The second trend is the divergence between consumer and enterprise AR/VR. While Apple's Vision Pro struggles to find a consumer use case beyond media consumption and face-time, companies like Meta (with the Quest 3 and Quest Pro) and Microsoft (with HoloLens) are quietly building enterprise AR/VR ecosystems for training, design, and remote collaboration. Apple has bet almost entirely on a consumer-first, premium-priced approach. If the Vision platform fails, it will be because Apple misjudged the market's willingness to pay a luxury price for a device that solves problems most people don't yet have.
Key Takeaways
- [Platform Status]: The Vision platform is not dead, but it is in a critical "prove it" phase between now and WWDC 2027, with no official Apple statement suggesting discontinuation.

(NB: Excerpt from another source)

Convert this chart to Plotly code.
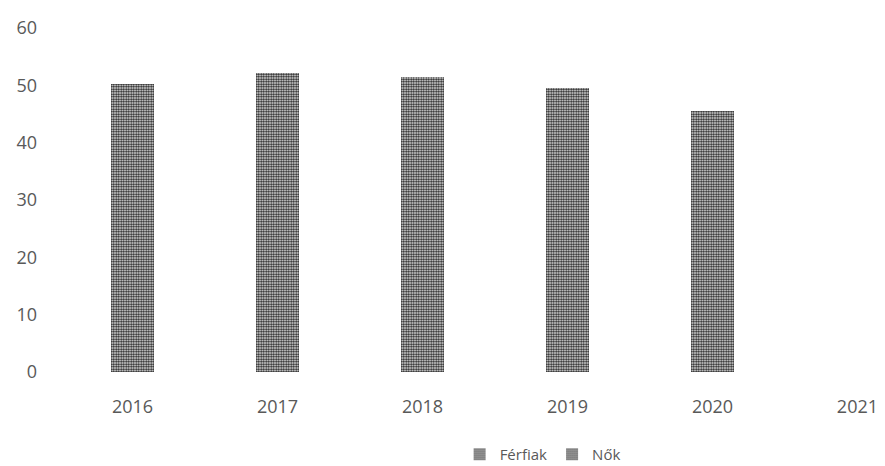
import plotly.graph_objects as go

years = ["2016", "2017", "2018", "2019", "2020", "2021"]
ferfiak = [25.5, 26.5, 26.0, 25.0, 23.0, None]
nok = [24.8, 25.7, 25.5, 24.5, 22.5, None]
y_ticks = [0, 10, 20, 30, 40, 50, 60]

text_color = "#595959"
font_family = "Open Sans, Liberation Sans, sans-serif"

x_pos = list(range(len(years)))

pattern = dict(shape=".", fgcolor="#1a1a1a", bgcolor="#ffffff",
               size=2.5, solidity=0.6, fillmode="replace")

fig = go.Figure()
fig.add_trace(go.Bar(name="Férfiak", x=x_pos, y=ferfiak, width=0.3,
                     marker=dict(color="#444444", pattern=pattern, line=dict(width=0))))
fig.add_trace(go.Bar(name="Nők", x=x_pos, y=nok, width=0.3,
                     marker=dict(color="#444444", pattern=pattern, line=dict(width=0))))

fig.update_layout(
    barmode="stack",
    width=885, height=466,
    margin=dict(l=60, r=0, t=28, b=94, autoexpand=False),
    plot_bgcolor="white", paper_bgcolor="white",
    font=dict(family=font_family, size=18, color=text_color),
    showlegend=True,
    legend=dict(orientation="h", x=0.585, xanchor="center",
                y=-0.24, yanchor="middle",
                font=dict(size=15, color=text_color), itemwidth=30,
                traceorder="normal"),
    xaxis=dict(range=[-0.5, 5.19], tickmode="array", tickvals=x_pos, ticktext=years,
               showgrid=False, zeroline=False, showline=False, ticks="",
               ticklabelstandoff=22),
    yaxis=dict(range=[0, 60], tickmode="array", tickvals=y_ticks,
               showgrid=False, zeroline=False, showline=False, ticks="",
               ticklabelstandoff=22),
)

fig.write_html("out.html")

- [Sales Reality]: Apple has sold roughly 500,000–700,000 Vision Pro units, far below initial targets but still generating over $1.7 billion in revenue — a niche, not a flop.
- [Litmus Test]: The strongest signal of Apple's commitment will be the launch of a lower-cost "Vision Lite" headset at or below $1,500, likely in late 2026 or early 2027.
- [Narrative Warning]: Relying on rumor sites like MacRumors for definitive product death reports is analytically unsound; Apple kills products via formal announcements, not leaks.